**Description of the task:**
Leave the pictures out and quote every line from the start of the listing to the line with "from matplotlib.transforms import Bbox", inclusive.

╭─ Given records

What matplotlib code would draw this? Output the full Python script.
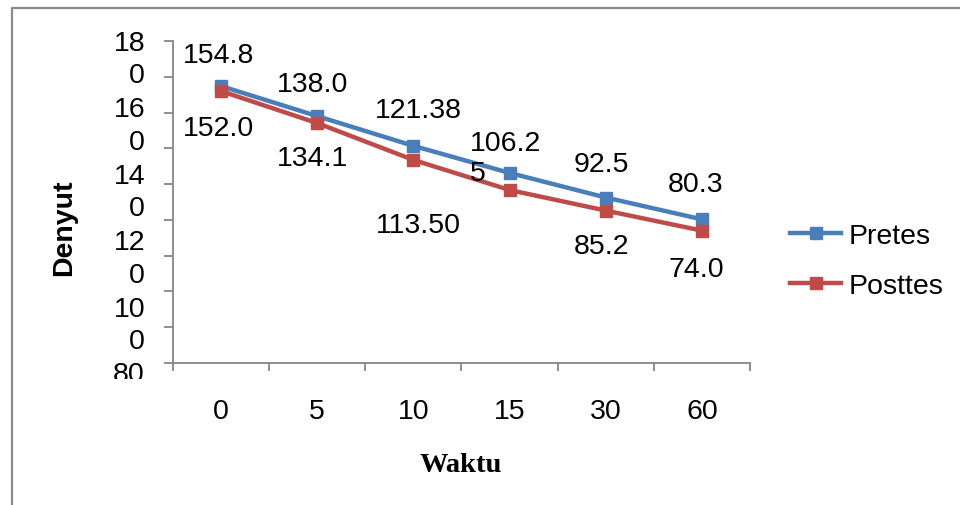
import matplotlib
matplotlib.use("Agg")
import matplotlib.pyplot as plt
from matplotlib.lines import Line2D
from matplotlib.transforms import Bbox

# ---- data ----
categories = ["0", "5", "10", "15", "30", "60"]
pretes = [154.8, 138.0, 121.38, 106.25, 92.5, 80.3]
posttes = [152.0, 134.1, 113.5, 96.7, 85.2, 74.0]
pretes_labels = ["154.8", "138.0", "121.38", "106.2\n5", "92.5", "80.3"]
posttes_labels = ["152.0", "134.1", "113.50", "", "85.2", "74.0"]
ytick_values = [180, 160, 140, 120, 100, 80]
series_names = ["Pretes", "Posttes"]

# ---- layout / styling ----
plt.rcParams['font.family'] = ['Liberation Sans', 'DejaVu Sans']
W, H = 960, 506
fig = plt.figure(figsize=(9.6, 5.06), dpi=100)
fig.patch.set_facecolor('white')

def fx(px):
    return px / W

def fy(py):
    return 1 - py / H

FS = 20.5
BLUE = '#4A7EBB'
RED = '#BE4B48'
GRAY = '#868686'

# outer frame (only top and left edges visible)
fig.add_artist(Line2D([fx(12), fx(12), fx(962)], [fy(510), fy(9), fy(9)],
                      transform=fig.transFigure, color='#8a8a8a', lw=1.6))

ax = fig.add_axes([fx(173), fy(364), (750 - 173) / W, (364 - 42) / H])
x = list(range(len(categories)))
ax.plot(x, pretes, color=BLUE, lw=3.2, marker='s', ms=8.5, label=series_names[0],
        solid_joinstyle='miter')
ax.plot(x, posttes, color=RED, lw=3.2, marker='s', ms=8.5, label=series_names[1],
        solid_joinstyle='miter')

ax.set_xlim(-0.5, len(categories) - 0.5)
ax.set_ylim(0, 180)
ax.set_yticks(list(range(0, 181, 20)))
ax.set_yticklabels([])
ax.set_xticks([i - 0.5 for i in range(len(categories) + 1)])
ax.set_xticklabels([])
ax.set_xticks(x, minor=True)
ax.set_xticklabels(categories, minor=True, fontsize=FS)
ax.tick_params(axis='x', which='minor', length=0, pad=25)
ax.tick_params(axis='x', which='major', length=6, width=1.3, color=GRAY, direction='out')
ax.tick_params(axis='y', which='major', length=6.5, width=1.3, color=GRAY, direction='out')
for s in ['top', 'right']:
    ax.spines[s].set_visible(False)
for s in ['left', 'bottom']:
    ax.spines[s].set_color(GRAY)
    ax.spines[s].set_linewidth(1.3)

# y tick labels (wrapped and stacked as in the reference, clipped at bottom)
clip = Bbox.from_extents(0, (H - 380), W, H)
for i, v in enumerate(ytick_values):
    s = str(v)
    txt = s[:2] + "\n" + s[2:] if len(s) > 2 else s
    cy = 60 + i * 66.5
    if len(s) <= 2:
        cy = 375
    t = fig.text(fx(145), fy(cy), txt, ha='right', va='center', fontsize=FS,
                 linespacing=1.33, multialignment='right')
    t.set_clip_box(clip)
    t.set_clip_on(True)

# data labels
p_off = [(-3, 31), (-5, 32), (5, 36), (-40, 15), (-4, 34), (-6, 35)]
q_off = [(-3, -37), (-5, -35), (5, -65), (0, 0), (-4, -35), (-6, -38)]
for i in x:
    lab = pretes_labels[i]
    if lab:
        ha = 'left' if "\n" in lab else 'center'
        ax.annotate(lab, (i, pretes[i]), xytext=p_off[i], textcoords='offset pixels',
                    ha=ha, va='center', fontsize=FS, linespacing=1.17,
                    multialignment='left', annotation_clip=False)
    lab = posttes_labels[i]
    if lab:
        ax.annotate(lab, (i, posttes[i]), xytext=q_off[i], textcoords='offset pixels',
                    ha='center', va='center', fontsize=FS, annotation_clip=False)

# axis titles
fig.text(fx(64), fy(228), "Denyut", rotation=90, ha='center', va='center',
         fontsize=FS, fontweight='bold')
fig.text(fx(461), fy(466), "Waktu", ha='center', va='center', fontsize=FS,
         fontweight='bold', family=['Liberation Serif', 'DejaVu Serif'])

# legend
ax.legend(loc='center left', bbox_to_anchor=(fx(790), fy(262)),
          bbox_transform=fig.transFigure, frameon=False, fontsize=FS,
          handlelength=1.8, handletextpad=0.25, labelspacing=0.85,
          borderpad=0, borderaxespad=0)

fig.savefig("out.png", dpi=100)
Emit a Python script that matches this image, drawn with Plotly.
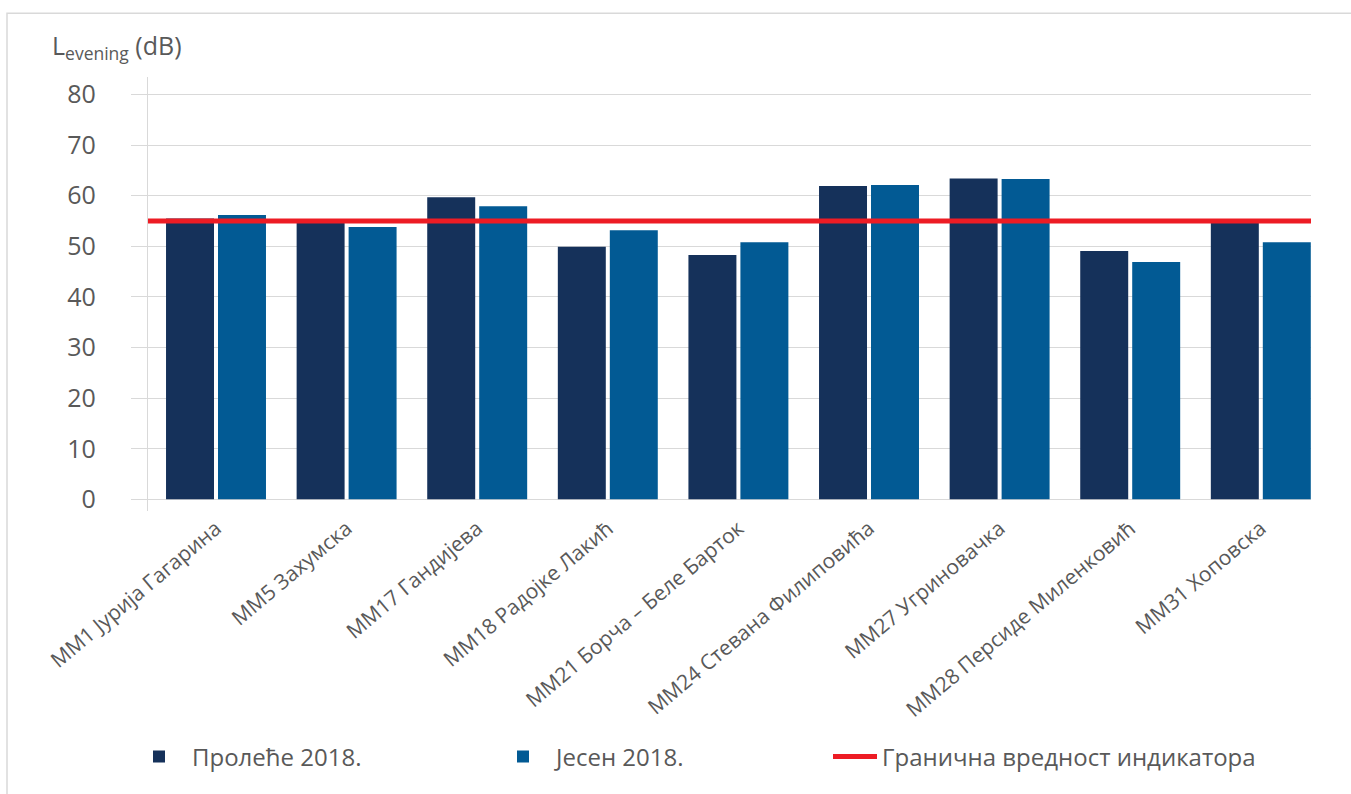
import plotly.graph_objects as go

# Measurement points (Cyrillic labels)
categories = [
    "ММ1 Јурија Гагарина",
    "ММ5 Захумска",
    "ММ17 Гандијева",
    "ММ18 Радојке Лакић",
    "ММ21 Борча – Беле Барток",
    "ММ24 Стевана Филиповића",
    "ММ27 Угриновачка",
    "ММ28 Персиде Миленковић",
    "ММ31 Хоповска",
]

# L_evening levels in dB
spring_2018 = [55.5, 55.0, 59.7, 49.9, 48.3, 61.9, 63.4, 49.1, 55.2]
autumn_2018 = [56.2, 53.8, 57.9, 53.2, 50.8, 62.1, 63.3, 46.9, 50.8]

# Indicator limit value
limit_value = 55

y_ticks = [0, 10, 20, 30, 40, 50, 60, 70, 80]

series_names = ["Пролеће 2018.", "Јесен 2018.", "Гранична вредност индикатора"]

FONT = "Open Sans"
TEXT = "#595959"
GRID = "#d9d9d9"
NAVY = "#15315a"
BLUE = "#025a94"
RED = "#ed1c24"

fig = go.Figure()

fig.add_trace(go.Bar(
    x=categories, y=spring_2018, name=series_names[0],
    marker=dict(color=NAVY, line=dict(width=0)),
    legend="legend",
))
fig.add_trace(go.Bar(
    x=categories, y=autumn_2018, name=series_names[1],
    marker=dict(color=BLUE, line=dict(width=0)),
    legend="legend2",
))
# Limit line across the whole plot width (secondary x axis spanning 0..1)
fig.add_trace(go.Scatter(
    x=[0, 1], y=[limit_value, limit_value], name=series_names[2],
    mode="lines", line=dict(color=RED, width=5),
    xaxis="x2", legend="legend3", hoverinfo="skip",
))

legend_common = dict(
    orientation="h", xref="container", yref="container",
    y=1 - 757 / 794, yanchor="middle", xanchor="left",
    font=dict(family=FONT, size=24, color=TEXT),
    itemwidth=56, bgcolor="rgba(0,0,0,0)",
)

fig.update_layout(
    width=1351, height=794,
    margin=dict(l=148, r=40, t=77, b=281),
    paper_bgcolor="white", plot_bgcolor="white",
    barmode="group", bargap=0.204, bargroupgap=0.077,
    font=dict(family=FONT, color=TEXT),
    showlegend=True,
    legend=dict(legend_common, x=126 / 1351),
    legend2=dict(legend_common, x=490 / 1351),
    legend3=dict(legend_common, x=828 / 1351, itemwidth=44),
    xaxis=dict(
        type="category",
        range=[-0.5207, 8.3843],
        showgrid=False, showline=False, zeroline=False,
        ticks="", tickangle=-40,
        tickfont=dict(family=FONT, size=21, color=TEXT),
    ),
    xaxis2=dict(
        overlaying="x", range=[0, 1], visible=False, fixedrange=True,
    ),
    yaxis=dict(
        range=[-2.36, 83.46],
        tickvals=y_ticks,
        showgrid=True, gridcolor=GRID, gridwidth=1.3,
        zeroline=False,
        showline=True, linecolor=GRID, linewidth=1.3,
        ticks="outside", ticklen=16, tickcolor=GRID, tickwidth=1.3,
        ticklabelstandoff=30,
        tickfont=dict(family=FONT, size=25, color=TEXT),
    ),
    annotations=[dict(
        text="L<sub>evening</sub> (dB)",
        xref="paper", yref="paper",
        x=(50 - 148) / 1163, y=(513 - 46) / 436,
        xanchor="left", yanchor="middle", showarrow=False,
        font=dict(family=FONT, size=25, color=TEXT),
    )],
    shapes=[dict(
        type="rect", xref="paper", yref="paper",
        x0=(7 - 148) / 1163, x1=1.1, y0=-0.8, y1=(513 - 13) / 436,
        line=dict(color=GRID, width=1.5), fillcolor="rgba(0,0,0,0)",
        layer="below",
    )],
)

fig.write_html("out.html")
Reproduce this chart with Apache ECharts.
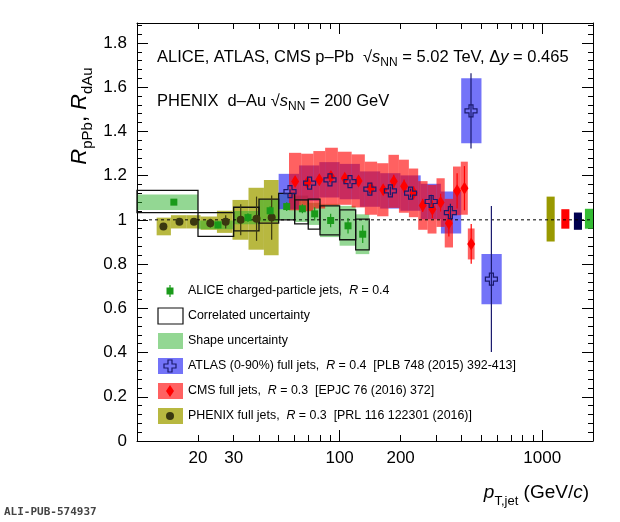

╰─

**Answer for the task:**
What matplotlib code would draw this? Output the full Python script.
import matplotlib
matplotlib.use("Agg")
import matplotlib.pyplot as plt
from matplotlib.lines import Line2D
from matplotlib.transforms import Bbox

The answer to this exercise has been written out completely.